>> start

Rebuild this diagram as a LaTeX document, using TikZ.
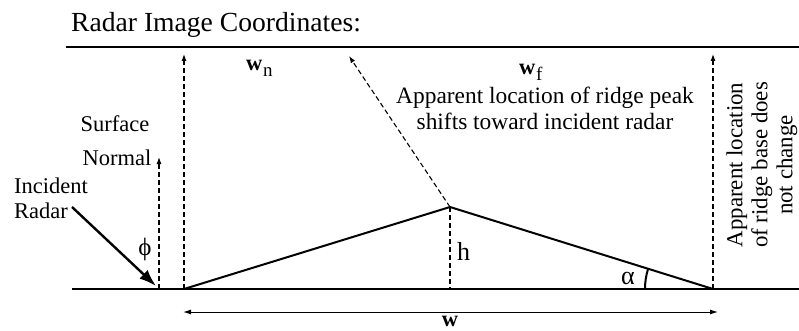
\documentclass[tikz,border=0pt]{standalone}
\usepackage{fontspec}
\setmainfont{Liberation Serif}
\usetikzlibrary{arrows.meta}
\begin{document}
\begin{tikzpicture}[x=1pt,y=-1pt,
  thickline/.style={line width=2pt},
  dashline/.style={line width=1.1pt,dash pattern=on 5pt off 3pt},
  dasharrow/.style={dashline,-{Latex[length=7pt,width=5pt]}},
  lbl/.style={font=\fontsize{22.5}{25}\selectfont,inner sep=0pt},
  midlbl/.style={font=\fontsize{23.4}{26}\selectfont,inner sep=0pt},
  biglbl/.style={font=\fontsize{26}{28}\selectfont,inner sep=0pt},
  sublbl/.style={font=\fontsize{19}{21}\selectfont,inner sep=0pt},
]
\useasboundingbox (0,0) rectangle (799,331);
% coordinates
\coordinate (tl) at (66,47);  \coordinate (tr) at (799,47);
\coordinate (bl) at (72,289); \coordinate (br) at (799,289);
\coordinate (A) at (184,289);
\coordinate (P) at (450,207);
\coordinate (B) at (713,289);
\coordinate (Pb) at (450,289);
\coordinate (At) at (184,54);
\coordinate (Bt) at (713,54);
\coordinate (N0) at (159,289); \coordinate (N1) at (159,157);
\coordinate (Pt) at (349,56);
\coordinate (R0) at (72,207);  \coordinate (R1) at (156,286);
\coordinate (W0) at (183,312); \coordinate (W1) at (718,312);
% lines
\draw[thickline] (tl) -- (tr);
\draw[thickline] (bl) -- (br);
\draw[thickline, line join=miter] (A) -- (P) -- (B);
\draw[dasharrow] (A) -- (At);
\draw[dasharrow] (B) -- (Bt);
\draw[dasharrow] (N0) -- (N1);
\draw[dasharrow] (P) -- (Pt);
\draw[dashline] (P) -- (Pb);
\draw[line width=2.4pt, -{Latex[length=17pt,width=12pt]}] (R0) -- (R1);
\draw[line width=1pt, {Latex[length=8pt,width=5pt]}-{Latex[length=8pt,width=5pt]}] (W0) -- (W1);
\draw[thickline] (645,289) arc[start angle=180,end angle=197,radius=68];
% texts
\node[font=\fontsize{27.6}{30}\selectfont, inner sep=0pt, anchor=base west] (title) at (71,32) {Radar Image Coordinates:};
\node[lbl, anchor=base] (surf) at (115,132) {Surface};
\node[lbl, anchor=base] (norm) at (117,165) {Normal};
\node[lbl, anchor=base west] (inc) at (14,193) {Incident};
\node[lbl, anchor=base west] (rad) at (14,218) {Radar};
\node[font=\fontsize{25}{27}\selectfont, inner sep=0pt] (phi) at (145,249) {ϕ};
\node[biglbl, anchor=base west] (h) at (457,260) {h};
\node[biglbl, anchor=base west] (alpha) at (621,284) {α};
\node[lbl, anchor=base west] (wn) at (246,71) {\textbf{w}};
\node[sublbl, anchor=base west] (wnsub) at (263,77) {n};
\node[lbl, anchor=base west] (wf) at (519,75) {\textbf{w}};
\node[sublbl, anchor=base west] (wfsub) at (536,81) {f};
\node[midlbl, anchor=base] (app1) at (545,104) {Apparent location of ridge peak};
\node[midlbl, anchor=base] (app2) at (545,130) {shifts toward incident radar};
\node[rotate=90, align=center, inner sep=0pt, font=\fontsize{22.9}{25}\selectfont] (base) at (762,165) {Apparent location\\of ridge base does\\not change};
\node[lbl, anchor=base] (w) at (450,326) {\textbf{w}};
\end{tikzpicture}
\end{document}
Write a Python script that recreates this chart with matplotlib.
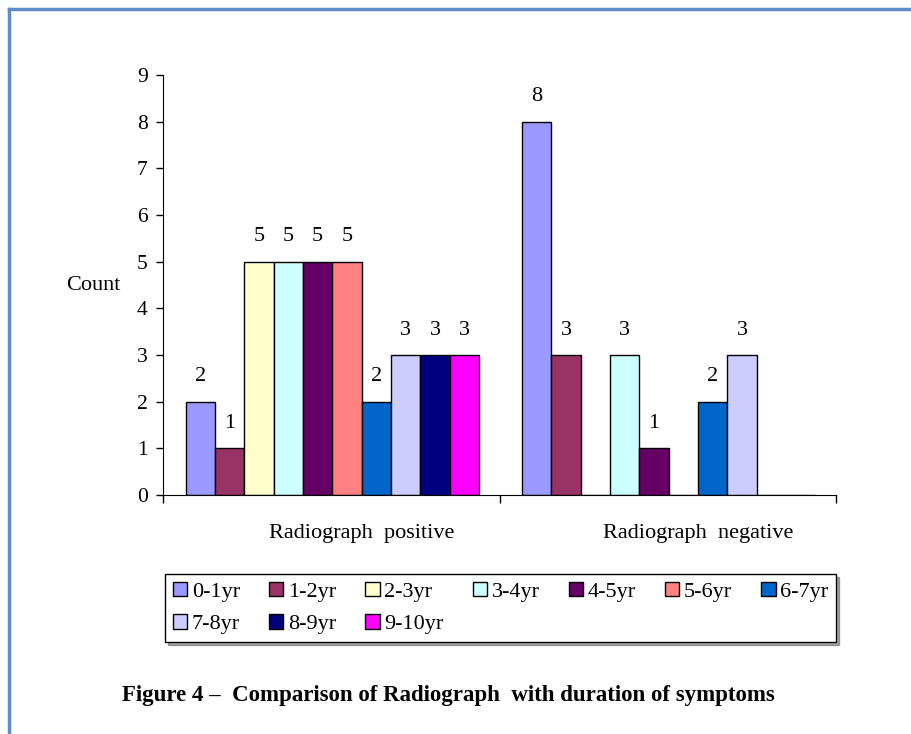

>> end

◆ **TASK STATEMENT**
Copy each line above precisely, dropping the pictures.

◆ **ANSWER TO THE TASK**
Rebuild this diagram as a LaTeX document, using TikZ.
\documentclass[tikz,border=0pt]{standalone}
\usepackage{fontspec}
\setmainfont{Liberation Serif}
\usetikzlibrary{arrows.meta}
\begin{document}
\begin{tikzpicture}[x=1pt,y=-1pt,
  thickline/.style={line width=2pt},
  dashline/.style={line width=1.1pt,dash pattern=on 5pt off 3pt},
  dasharrow/.style={dashline,-{Latex[length=7pt,width=5pt]}},
  lbl/.style={font=\fontsize{22.5}{25}\selectfont,inner sep=0pt},
  midlbl/.style={font=\fontsize{23.4}{26}\selectfont,inner sep=0pt},
  biglbl/.style={font=\fontsize{26}{28}\selectfont,inner sep=0pt},
  sublbl/.style={font=\fontsize{19}{21}\selectfont,inner sep=0pt},
]
\useasboundingbox (0,0) rectangle (799,331);
% coordinates
\coordinate (tl) at (66,47);  \coordinate (tr) at (799,47);
\coordinate (bl) at (72,289); \coordinate (br) at (799,289);
\coordinate (A) at (184,289);
\coordinate (P) at (450,207);
\coordinate (B) at (713,289);
\coordinate (Pb) at (450,289);
\coordinate (At) at (184,54);
\coordinate (Bt) at (713,54);
\coordinate (N0) at (159,289); \coordinate (N1) at (159,157);
\coordinate (Pt) at (349,56);
\coordinate (R0) at (72,207);  \coordinate (R1) at (156,286);
\coordinate (W0) at (183,312); \coordinate (W1) at (718,312);
% lines
\draw[thickline] (tl) -- (tr);
\draw[thickline] (bl) -- (br);
\draw[thickline, line join=miter] (A) -- (P) -- (B);
\draw[dasharrow] (A) -- (At);
\draw[dasharrow] (B) -- (Bt);
\draw[dasharrow] (N0) -- (N1);
\draw[dasharrow] (P) -- (Pt);
\draw[dashline] (P) -- (Pb);
\draw[line width=2.4pt, -{Latex[length=17pt,width=12pt]}] (R0) -- (R1);
\draw[line width=1pt, {Latex[length=8pt,width=5pt]}-{Latex[length=8pt,width=5pt]}] (W0) -- (W1);
\draw[thickline] (645,289) arc[start angle=180,end angle=197,radius=68];
% texts
\node[font=\fontsize{27.6}{30}\selectfont, inner sep=0pt, anchor=base west] (title) at (71,32) {Radar Image Coordinates:};
\node[lbl, anchor=base] (surf) at (115,132) {Surface};
\node[lbl, anchor=base] (norm) at (117,165) {Normal};
\node[lbl, anchor=base west] (inc) at (14,193) {Incident};
\node[lbl, anchor=base west] (rad) at (14,218) {Radar};
\node[font=\fontsize{25}{27}\selectfont, inner sep=0pt] (phi) at (145,249) {ϕ};
\node[biglbl, anchor=base west] (h) at (457,260) {h};
\node[biglbl, anchor=base west] (alpha) at (621,284) {α};
\node[lbl, anchor=base west] (wn) at (246,71) {\textbf{w}};
\node[sublbl, anchor=base west] (wnsub) at (263,77) {n};
\node[lbl, anchor=base west] (wf) at (519,75) {\textbf{w}};
\node[sublbl, anchor=base west] (wfsub) at (536,81) {f};
\node[midlbl, anchor=base] (app1) at (545,104) {Apparent location of ridge peak};
\node[midlbl, anchor=base] (app2) at (545,130) {shifts toward incident radar};
\node[rotate=90, align=center, inner sep=0pt, font=\fontsize{22.9}{25}\selectfont] (base) at (762,165) {Apparent location\\of ridge base does\\not change};
\node[lbl, anchor=base] (w) at (450,326) {\textbf{w}};
\end{tikzpicture}
\end{document}
Write a Python script that recreates this chart with matplotlib.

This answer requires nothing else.